Online discount: 25%
The Newtonian concept of time has been changed by Einsteinian insight. Yet the Einsteinian world view might make it difficult to appreciate traditional concepts of eschatology, like heaven and hell, death and immortality, life after death and resurrection, last day and final judgments, because these expressions presuppose a pre-Einsteinian view of the universe. Since theology cannot remain unaffected by the new research in concepts of time, Eternity and Eternal Life tries to express the eschatological faith of the Church by using the time language of our age. To achieve this it provides an overview on the research in the nature of time done in geology, cosmology, physics, biology, psychology, sociology, history and philosophy and proposes a notion of time for “timely” Christology and for “timely” eschatology.
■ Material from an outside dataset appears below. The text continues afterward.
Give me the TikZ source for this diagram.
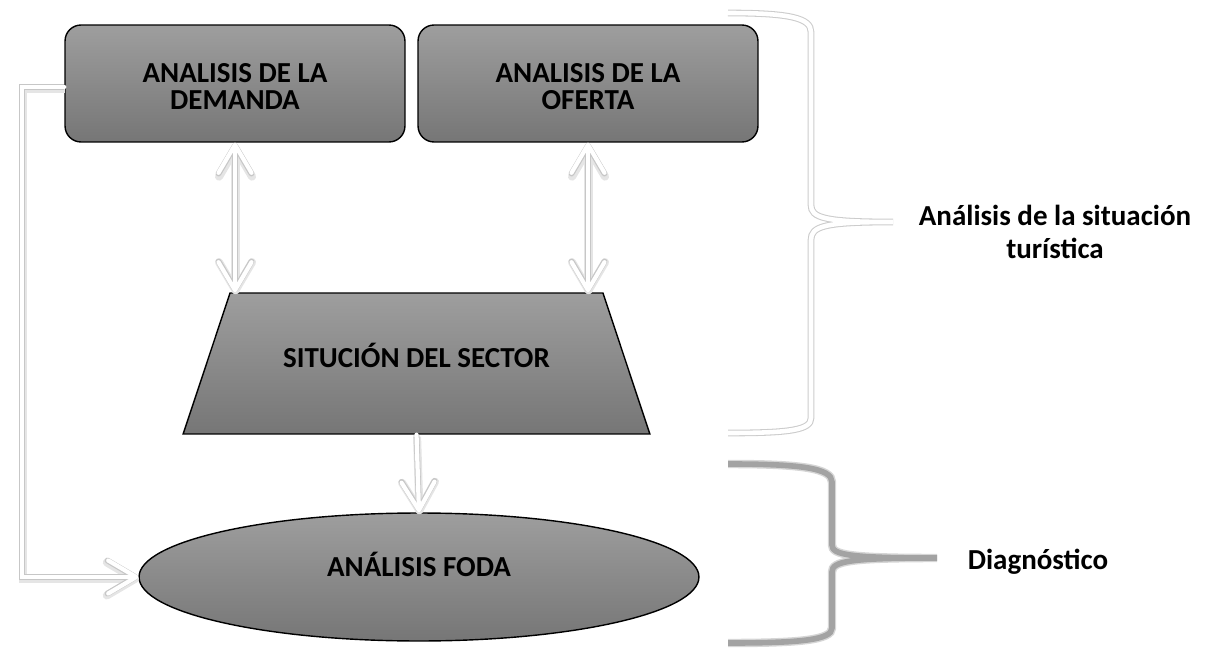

By using the singularity event as literary form, Horvath scrutinizes how Christ’s time can lead to the times of all existing realities, through death to “eternity.” This is a pioneering work, one that needs to be tested in the community of interested readers. It is a communal search for an understanding of life, death and eternal life, not only in the light of abstract ideas and cultural linguistic doctrines in the world of religions, but also in the light of science and especially of a person as the horizon of understanding for both time and eternity. Christ as the eschatological union of time and eternity becomes the work’s unifying focus and its paradigm, which solves recognized problems and opens our minds to new ones.
Tibor Horvath was born in Hungary, studied in Austria, Italy, Leuven (M.A., L. Phil.), Germany, Granada, Spain (S.T.L.), Rome (S.T.D.), Chicago and entered the Society of Jesus in Budapest in 1946. He was ordained to the priesthood in Grenada in 1956. He has been Professor of Systematic Theology at Regis College in Toronto since 1962 and at the Toronto School of Theology since 1968. He is the author of several books and articles, founder and editor of the journal Ultimate Reality and Meaning: Interdisciplinary Studies in the Philosophy of Understanding and recipient of DBH Deutsche Forschungsgemeinschaft.